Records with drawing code
§
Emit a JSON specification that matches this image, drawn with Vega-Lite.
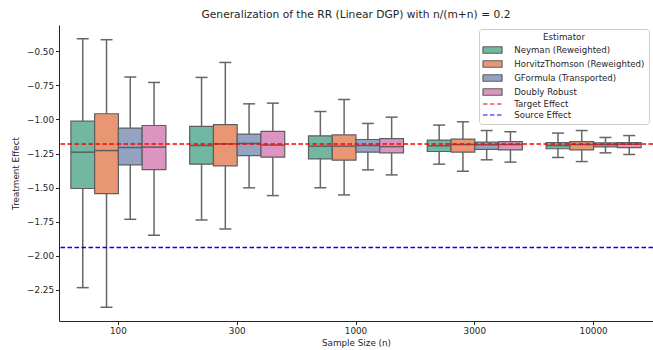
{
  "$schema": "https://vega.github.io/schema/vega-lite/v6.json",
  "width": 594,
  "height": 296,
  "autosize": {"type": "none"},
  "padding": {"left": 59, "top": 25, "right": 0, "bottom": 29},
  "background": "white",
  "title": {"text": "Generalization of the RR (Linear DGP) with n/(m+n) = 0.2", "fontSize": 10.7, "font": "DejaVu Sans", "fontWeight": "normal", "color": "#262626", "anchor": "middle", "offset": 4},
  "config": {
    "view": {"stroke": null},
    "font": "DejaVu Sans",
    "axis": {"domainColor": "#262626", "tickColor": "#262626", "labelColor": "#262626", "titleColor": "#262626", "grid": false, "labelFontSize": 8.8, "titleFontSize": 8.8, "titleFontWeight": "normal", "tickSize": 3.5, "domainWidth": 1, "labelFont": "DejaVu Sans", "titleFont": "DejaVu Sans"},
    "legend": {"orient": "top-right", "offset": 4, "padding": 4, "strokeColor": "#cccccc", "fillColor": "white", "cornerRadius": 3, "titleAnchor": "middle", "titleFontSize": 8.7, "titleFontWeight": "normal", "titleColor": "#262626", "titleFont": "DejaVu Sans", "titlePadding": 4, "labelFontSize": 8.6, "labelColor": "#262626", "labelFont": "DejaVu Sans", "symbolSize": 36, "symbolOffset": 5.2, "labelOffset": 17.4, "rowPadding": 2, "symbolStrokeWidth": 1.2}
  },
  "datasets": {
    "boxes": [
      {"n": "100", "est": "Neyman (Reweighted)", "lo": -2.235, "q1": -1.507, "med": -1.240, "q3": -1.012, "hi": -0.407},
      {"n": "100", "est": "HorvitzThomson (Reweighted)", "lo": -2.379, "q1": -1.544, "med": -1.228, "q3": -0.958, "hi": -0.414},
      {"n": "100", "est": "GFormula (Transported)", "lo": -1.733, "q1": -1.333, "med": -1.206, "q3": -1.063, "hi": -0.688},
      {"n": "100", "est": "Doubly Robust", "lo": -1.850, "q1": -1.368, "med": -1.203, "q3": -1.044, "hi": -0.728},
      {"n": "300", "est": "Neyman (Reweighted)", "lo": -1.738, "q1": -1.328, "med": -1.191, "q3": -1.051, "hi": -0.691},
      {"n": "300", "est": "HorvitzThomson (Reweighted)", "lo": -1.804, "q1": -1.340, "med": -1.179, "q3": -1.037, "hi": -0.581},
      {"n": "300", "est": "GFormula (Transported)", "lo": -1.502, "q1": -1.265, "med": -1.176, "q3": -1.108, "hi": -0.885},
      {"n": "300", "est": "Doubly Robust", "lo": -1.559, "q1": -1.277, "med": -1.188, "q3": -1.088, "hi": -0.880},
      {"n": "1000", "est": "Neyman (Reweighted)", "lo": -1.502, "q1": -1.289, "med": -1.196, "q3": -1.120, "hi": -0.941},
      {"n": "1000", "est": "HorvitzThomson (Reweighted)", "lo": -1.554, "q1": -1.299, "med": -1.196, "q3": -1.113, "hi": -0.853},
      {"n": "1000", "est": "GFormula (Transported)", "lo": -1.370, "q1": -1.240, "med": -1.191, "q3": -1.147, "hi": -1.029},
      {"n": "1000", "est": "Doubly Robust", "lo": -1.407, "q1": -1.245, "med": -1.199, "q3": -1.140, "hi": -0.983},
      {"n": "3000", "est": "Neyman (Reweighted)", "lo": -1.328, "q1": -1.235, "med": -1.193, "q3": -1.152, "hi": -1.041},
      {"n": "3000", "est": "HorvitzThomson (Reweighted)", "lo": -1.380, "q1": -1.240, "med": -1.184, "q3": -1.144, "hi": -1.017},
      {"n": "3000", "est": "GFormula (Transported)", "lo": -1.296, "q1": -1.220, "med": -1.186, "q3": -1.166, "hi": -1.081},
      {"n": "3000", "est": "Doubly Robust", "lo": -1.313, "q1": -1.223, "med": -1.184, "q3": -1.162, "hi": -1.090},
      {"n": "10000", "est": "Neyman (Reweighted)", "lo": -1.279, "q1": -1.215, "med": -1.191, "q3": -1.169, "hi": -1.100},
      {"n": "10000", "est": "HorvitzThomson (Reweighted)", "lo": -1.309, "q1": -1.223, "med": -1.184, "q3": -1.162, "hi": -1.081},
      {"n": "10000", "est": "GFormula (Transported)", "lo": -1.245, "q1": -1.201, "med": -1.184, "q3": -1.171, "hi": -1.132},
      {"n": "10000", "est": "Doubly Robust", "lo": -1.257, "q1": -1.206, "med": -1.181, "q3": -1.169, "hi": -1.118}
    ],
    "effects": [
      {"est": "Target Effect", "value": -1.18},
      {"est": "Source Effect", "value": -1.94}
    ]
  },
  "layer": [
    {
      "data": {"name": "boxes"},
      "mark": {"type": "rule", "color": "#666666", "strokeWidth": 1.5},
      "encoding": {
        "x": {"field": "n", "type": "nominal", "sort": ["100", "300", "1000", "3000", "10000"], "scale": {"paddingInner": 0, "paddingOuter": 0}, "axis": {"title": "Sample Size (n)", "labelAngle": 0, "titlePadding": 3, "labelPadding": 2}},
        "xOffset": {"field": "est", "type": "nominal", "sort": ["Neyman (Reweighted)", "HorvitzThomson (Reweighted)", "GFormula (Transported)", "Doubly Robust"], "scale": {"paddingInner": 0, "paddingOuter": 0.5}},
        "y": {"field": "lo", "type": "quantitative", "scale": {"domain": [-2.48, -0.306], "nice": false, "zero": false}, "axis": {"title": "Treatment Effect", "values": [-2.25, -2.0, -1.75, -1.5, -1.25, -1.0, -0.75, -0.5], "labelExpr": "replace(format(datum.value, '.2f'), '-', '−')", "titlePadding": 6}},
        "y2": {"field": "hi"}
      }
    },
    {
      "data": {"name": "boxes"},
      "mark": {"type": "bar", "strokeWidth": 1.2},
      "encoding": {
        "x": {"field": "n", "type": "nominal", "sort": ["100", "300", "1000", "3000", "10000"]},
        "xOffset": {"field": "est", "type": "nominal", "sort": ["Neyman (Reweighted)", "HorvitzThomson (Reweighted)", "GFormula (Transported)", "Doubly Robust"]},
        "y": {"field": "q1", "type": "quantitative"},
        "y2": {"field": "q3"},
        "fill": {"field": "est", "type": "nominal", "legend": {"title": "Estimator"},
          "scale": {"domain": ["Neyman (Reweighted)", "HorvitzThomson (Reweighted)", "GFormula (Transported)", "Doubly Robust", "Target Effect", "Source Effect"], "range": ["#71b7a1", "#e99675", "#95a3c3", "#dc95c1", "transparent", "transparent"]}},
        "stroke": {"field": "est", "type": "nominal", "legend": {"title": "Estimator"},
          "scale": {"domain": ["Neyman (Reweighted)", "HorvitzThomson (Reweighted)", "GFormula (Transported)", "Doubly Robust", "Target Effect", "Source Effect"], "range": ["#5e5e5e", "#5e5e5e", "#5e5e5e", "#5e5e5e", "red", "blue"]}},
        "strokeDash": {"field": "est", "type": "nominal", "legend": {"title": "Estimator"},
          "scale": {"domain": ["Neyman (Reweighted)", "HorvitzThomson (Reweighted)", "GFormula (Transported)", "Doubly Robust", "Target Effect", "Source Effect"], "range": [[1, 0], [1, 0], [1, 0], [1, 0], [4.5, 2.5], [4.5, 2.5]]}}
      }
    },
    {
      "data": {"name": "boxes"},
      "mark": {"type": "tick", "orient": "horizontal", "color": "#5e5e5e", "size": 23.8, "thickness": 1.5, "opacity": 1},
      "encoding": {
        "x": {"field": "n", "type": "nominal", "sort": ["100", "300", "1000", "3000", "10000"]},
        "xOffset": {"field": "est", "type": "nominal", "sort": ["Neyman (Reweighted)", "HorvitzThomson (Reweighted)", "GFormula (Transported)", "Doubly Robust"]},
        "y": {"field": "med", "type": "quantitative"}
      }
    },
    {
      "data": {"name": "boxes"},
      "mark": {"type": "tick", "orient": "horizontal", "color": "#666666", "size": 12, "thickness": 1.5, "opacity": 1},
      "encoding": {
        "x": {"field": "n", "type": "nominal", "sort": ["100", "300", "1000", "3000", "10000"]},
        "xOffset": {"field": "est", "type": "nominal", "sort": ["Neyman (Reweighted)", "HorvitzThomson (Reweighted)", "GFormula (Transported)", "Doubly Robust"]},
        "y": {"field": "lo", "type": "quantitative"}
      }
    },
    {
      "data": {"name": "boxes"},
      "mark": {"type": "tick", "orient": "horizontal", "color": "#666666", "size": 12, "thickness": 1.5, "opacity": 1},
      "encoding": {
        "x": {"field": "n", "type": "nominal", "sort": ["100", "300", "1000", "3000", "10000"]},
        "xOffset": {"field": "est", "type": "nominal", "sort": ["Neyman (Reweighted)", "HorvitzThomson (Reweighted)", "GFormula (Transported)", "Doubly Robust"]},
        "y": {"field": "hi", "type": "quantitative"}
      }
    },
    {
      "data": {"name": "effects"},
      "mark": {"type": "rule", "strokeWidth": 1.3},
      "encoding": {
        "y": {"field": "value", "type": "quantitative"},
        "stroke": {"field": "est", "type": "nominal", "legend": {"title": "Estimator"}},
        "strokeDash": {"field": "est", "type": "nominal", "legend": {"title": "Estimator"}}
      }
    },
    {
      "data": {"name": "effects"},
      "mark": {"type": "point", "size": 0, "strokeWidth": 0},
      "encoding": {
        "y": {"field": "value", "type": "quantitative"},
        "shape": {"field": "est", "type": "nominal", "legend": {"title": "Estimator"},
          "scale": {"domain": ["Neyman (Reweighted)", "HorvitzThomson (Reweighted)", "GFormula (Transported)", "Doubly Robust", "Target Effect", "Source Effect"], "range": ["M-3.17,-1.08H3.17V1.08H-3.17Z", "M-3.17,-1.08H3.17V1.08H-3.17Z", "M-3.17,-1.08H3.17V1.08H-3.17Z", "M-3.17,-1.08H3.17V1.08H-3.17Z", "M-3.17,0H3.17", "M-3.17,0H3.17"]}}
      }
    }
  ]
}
§
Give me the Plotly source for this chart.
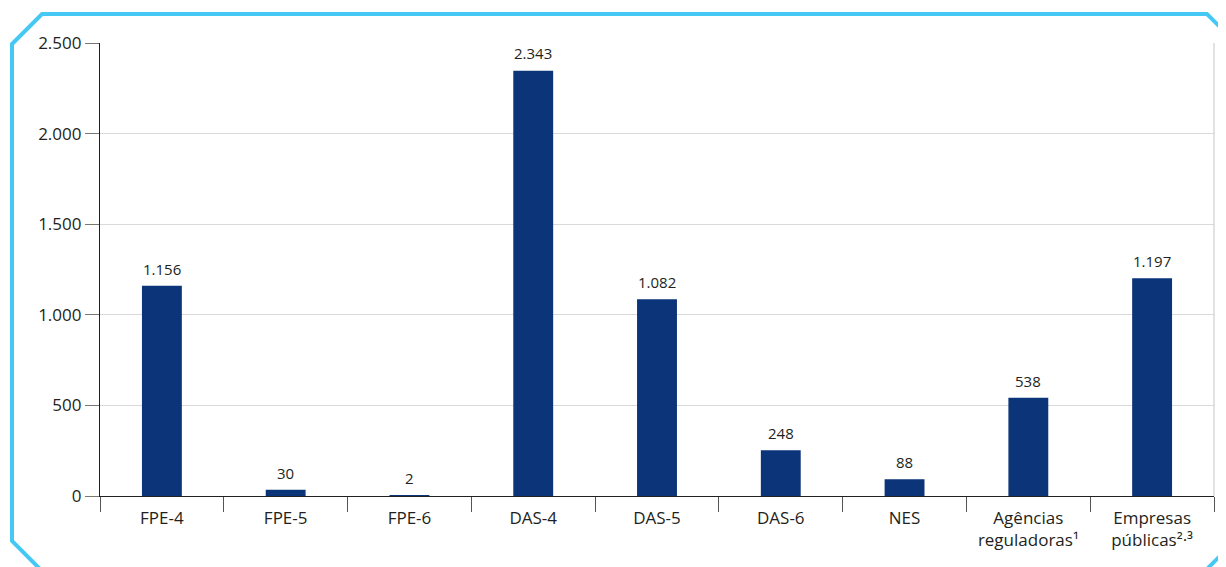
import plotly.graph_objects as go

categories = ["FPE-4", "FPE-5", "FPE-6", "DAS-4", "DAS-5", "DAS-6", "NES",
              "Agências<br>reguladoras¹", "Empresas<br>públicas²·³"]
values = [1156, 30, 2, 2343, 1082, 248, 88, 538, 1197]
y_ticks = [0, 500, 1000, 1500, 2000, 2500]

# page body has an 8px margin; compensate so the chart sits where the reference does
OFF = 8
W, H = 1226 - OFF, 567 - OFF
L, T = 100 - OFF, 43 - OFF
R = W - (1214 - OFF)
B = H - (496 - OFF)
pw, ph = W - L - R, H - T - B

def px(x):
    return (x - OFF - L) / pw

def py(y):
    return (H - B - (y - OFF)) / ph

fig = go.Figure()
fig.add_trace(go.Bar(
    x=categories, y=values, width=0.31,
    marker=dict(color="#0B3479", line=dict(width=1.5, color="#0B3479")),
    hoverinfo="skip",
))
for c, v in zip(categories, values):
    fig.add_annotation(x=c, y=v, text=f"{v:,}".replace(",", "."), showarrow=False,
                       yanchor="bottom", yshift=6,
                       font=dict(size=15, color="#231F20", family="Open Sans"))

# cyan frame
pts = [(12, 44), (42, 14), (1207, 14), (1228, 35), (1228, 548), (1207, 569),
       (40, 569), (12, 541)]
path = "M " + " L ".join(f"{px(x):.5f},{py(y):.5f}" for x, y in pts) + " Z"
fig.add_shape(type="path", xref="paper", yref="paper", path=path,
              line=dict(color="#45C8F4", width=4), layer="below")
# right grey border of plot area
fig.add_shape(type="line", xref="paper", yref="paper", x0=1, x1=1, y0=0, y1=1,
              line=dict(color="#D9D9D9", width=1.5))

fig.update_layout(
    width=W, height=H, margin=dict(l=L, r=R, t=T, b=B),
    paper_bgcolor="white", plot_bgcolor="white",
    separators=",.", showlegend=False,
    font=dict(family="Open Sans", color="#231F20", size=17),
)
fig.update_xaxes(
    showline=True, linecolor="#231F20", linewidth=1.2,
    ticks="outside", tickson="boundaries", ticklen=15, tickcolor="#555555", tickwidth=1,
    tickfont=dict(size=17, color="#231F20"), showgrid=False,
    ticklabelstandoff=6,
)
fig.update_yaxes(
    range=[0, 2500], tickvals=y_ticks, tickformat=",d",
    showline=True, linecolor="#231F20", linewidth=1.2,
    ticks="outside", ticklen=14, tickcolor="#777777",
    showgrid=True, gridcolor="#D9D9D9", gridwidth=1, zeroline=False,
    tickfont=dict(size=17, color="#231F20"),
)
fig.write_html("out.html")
§
Look above for the line with "Give me the Plotly source for this chart.", then print it and each line after it down to and including the line with "y_ticks = [0, 500, 1000, 1500, 2000, 2500]". Leave out the pictures and keep the wording exact.

Exercise solution:
Give me the Plotly source for this chart.
import plotly.graph_objects as go

categories = ["FPE-4", "FPE-5", "FPE-6", "DAS-4", "DAS-5", "DAS-6", "NES",
              "Agências<br>reguladoras¹", "Empresas<br>públicas²·³"]
values = [1156, 30, 2, 2343, 1082, 248, 88, 538, 1197]
y_ticks = [0, 500, 1000, 1500, 2000, 2500]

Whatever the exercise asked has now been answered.